Deux fois le salaire moyen mondial

Avec ce changement, les joueuses sont assurées de recevoir une compensation proportionnelle à leur performance, voire une compensation tout court. "Cela va entraîner un cercle vertueux", salue Richard Duhautois, économiste spécialiste dans le sport. "C’est pour garantir que les joueuses reçoivent une certaine somme, contrôlée, supérieure à ce que beaucoup d’entre elles touchent dans leurs championnats dans le monde entier."

Selon la Fifa, le salaire moyen des joueuses professionnelles dans le monde s’élève à 14 000 dollars (12 825 euros), soit deux fois moins que le montant minimum à toucher. Une joueuse éliminée en huitièmes de finale empochera plus que le salaire annuel moyen en D1 Arkéma, à savoir 44 000 euros selon Luc Arrondel. "Pour les gagnantes, 270 000 dollars, ça correspond à peu près au salaire annuel d’une cadre comme Amandine Henry à Lyon, par exemple", évalue également l’économiste.

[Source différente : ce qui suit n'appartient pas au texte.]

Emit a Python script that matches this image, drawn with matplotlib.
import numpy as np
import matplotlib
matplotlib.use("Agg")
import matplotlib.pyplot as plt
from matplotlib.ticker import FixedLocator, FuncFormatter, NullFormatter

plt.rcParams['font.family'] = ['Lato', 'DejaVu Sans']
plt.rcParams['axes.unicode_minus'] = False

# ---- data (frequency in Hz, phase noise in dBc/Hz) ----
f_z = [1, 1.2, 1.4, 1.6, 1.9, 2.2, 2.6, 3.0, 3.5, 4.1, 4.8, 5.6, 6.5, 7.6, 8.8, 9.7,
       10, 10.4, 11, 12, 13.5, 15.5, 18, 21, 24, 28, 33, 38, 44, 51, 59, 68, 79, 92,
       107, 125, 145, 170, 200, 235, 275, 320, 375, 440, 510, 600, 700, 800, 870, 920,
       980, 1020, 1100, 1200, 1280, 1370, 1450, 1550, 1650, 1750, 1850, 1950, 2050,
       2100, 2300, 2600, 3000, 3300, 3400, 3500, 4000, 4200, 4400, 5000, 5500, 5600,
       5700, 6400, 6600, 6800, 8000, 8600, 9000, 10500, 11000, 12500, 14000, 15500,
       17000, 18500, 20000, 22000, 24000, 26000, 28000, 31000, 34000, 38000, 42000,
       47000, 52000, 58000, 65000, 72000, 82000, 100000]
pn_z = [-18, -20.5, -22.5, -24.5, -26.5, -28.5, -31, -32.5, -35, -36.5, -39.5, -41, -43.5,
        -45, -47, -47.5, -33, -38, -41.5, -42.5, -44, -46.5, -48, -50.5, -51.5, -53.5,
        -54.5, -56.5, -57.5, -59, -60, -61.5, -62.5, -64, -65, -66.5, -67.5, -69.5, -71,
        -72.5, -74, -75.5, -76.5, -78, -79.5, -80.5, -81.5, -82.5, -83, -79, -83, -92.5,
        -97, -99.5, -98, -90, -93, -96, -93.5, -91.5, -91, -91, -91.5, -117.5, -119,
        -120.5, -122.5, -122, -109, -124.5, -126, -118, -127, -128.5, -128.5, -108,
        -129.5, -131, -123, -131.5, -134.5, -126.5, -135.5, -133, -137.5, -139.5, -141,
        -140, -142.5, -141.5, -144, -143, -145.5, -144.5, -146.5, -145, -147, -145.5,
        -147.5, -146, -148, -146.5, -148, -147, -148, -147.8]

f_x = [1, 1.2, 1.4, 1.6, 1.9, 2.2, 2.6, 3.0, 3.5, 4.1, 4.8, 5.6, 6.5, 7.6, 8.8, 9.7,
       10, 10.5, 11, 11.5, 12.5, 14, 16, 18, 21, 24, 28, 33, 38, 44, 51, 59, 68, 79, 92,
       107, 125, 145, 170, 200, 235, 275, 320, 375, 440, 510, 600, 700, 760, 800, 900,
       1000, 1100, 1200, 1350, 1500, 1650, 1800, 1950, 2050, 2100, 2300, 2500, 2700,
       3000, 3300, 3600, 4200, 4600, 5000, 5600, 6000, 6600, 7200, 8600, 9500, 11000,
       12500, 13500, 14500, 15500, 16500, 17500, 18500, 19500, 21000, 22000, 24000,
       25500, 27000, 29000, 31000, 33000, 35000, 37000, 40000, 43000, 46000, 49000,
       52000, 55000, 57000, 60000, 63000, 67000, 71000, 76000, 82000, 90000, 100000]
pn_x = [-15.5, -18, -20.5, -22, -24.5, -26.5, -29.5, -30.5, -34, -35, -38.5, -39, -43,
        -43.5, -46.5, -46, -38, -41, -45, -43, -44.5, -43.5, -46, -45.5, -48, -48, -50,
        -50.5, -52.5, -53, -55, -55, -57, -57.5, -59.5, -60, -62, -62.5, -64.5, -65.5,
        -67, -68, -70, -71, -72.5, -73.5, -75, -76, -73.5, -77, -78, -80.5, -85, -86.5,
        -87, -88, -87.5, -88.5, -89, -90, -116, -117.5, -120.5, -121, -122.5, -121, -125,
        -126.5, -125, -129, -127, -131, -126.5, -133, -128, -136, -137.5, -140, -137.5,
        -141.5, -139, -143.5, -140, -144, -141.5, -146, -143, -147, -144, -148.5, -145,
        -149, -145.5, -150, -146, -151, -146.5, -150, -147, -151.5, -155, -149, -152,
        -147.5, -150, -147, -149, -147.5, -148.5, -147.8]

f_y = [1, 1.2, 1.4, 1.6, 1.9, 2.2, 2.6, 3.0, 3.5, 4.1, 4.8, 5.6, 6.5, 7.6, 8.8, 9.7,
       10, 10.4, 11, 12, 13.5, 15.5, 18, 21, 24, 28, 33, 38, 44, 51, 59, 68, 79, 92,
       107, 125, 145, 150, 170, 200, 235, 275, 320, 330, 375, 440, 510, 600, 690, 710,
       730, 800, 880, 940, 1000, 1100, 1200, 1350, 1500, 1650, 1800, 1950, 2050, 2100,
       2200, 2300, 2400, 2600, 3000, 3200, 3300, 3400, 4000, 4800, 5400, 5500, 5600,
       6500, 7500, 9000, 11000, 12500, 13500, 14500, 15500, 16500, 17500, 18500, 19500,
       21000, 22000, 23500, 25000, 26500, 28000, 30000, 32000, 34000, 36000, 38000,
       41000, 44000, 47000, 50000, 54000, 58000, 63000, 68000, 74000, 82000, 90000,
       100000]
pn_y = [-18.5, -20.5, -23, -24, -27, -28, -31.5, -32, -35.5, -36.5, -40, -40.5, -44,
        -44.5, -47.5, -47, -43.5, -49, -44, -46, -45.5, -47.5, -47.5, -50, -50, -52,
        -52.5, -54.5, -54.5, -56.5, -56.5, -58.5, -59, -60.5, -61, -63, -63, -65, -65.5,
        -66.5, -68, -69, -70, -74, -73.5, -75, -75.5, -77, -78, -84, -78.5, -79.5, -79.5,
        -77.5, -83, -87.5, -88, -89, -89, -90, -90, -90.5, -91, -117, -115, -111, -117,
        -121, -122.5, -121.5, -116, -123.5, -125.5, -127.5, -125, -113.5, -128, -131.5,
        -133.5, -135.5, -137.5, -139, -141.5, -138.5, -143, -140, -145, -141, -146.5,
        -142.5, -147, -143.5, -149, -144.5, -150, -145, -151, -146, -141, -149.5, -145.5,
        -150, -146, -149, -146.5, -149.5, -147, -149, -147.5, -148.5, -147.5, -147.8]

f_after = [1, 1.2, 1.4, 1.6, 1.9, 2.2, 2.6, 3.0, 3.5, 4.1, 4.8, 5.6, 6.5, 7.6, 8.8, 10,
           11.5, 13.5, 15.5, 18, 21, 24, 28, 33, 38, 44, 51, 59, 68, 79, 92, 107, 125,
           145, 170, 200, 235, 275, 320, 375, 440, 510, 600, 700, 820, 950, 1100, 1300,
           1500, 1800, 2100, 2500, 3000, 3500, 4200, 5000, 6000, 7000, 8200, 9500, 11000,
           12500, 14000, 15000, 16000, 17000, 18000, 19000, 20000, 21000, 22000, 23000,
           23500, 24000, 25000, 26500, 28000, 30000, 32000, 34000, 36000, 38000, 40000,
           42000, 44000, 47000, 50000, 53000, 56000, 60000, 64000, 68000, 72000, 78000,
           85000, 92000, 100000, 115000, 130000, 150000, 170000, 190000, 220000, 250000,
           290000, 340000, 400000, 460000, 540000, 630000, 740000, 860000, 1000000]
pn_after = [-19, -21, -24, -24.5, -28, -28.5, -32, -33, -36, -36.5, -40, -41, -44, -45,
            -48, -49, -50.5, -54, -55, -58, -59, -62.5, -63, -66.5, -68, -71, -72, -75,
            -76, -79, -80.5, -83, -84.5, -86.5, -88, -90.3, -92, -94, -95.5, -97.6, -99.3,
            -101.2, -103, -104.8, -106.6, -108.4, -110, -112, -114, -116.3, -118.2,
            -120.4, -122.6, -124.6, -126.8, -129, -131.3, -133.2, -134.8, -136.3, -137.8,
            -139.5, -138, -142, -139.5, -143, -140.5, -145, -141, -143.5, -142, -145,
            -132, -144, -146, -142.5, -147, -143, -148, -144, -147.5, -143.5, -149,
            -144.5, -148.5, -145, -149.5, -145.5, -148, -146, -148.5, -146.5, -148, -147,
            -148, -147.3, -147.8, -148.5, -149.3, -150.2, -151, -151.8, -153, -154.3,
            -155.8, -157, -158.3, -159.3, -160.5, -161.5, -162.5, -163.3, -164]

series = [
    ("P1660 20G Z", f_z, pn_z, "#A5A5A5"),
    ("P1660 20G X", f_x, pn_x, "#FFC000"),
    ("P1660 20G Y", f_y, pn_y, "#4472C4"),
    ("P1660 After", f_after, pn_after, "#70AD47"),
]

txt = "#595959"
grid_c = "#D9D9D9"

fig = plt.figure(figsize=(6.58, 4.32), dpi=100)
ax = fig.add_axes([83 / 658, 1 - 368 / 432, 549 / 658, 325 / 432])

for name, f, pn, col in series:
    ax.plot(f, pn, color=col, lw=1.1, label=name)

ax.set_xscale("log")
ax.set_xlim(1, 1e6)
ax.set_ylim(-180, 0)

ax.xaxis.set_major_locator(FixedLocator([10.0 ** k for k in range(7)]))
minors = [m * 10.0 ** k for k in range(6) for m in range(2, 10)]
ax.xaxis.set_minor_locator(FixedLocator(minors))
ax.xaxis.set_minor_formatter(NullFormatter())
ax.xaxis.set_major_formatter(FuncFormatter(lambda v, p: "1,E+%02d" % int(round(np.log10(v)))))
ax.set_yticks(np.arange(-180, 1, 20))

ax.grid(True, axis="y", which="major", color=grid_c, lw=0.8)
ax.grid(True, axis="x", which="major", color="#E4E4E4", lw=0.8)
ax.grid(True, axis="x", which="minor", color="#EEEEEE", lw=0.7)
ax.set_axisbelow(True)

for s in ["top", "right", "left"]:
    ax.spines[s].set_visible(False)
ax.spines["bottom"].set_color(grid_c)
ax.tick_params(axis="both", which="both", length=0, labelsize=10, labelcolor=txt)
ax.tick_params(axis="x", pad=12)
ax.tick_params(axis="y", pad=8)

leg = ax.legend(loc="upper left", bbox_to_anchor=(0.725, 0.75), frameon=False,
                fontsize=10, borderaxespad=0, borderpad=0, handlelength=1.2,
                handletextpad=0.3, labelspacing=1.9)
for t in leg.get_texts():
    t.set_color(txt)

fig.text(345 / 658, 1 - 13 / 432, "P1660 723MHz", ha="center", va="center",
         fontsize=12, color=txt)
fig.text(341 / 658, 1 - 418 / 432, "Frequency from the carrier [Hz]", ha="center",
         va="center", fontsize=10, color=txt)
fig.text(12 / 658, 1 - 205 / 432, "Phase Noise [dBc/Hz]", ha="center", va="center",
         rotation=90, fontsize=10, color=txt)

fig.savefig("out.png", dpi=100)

Ce nouveau modèle pourrait-il être généralisé à toutes les compétitions, hommes et femmes confondus ? Techniquement, oui, estime Luc Arrondel, puisque "la Fifa reprend la main sur les primes, rien ne l’empêche de le faire aussi pour les tournois masculins." Mais les réalités économiques ne sont pas similaires. "Les internationaux sont pour beaucoup des joueurs qui évoluent dans les plus grands clubs, avec des carrières longues, ce ne sont pas les mêmes logiques et les mêmes besoins", juge Richard Duhautois. En 2018, les champions du monde français avaient d’ailleurs reversé l’intégralité de leur prime à des associations.